“Vivir es ver volver”, dijo Azorín. Y llevaba razón. Porque el precio de la luz ha vuelto a insolentarse esta semana, hasta el punto de que, de seguir así, tendremos que viajar al siglo XIX a comprar quinqués y a lavar en pleno siglo XXI las camisas en las aguas proletarias del Manzanares, pues la luz eléctrica y la lavadora volverán a ser lo que fueron: un cuento de hadas y un lujo de marquesas.

El caso es que, mientras los pobres nos morimos repitiendo las últimas palabras de Goethe —“¡luz, más luz!”—, otros viven de borbónica madre en Abu Dabi, cantándole zéjeles a la luna negra y lorquiana de los bandoleros y riéndose de sus dos regularizaciones fiscales y de los españoles. Sobre todo, de aquellos alimentados de papel cuché que se craquelaban las manos aplaudiendo al prófugo fiscal y a una tal Sofía cuando ambos descendían monárquicamente las escalinatas de la historia para saludar a la plebe.

Pero no perdamos el oremus. Estaba diciendo que, mientras los pobres andamos a dos velas gracias a Naturgy y al capitalismo, la Fiscalía suiza acaba de descubrir una opaca y muy emérita cuenta en Andorra. “Y las que faltan aún por encontrar”, ríe por lo bajini el Campechano mientras le hace una higa a España y descorcha un Moët y le ofrece un mimoso ramito de dátiles a la hurí de mirada de gacela, que tiene que soportar sus bromas de labriego por amor a Alá y miedo a las iras del jeque. “Desde que vino al desierto huyendo de la justicia española”, piensa la chica detrás del burka rupestre y suní, “a este hombre se le ha puesto cara de dromedario”. O quizá únicamente de telepredicador hipócrita —valga la redundancia— y no tengas miedo al fisco, hermano, que Dios, Hacienda y el bipartidismo te aman.

El mayor mérito del emérito ha sido reinar, o algo así, en España. Porque en un país democrático, este hombre que dijo de sí mismo que sería como Franco, pero en rey, ya se habría sentado en el banquillo y, tal vez, habría dado con sus huesos, sus rifles y su evasiva fortuna personal —una chatarra de 1.800 millones de euros según The New York Times— en la cárcel.
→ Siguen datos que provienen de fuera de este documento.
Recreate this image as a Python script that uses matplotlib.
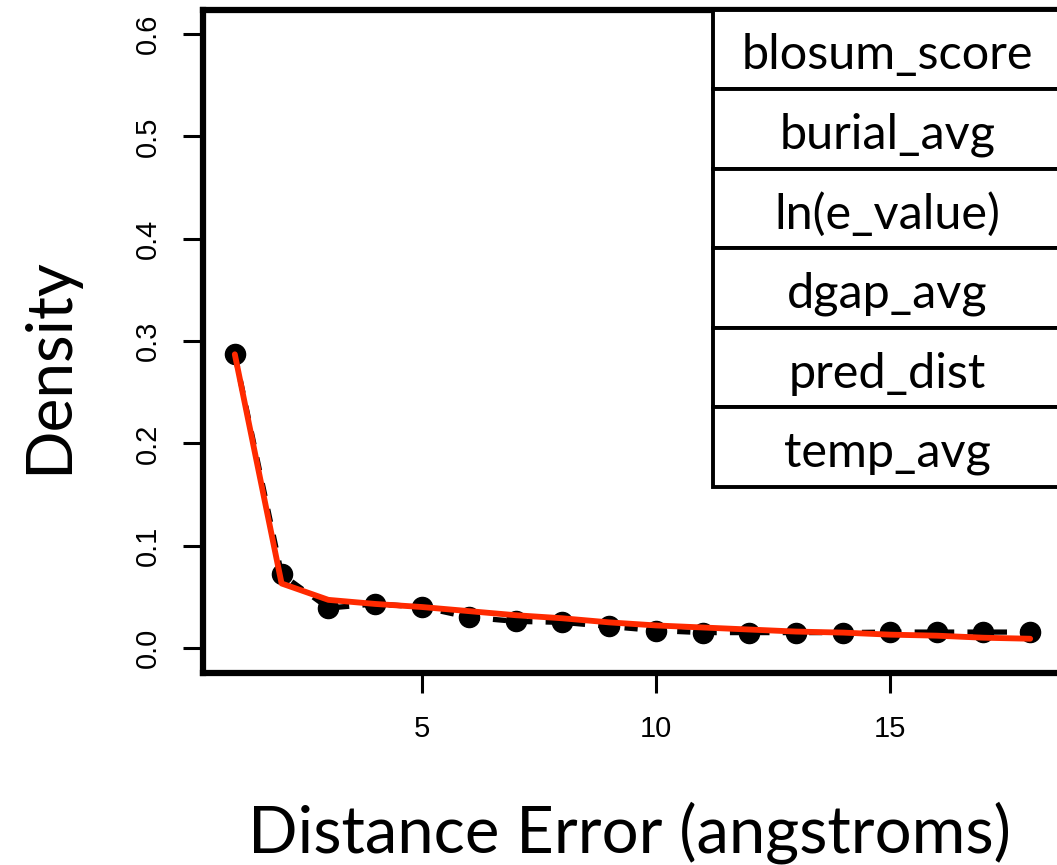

Aquí, no. Aquí el aparato del Estado rinde vasallaje al Borbón, que es la cantidad mínima de rey que cabe en un monarca. Y los políticos del PSOE, del PP y los del fenotipo ultra lo protegen también. Y muchos periodistas. Algunos de los cuales se quedaban extasiados en sus editoriales con aquellos parloteos de sacamuelas con los que Juanito nos indigestaba las gambas del 24 de diciembre. Y la gente se tragaba aquellos engrudos sintácticos. ¡Lo más sublime que se había pronunciado desde Demóstenes! ¡O desde Chiquito de la Calzada! Y también se creía aquello de que teníamos un gran rey que nos había salvado él solito de Tejero, desde la tele, como Espinete, y con el pijama debajo de la guerrera. Y así, años y años.

Por fortuna, cada vez son menos los que abrazan la mentira oficial del 23-F y la fabulilla de la modélica Transición. Patrañas repetidas durante décadas por políticos socialistas y conservadores, por las emisoras de radio y las rotativas de los oligopolios mediáticos —demasiado habituados a decir a la población qué debe pensar y qué creer— que nos describieron a Juan Carlos I como un caballero artúrico, como un Perceval de la democracia, pero nos ocultaron cuidadosamente, entre otras cosas, que, como un nuevo conde don Julián —aquel traidor de los romances— consideró entregar Ceuta y Melilla a Marruecos.

La verdad, efectivamente, es menos áurea que su leyenda. Basta con leer los libros de Pilar Urbano o del historiador y periodista Jesús Palacios para confirmar lo que saben hasta los ficus más despistados del Abc: que el rey estuvo metido de hoz y coz en el golpe de Estado.

Ahora bien, en el caso de que no hubiera sido así, de que todo hubieran sido infamias y calumnias, ¿por qué no han actuado los fiscales y los jueces contra los pocos intelectuales y periodistas corajudos que aún nos quedan? ¿Y por qué siguen sin desclasificarse las grabaciones telefónicas y los documentos del 23-F? Pues porque, como en aquella novela de Chesterton, el jefe de la policía era el jefe de los anarquistas. Y corrupto, además.

Puede que el Borbón se sobreviva a sí mismo en Abu Dabi, entre cuscús legítimo y fotos llorosas de la monarquía, pero no en la conciencia de cada vez más españoles, para quienes tanto él como lo que representa murieron hace tiempo. Descanse en paz, majestad. Si puede.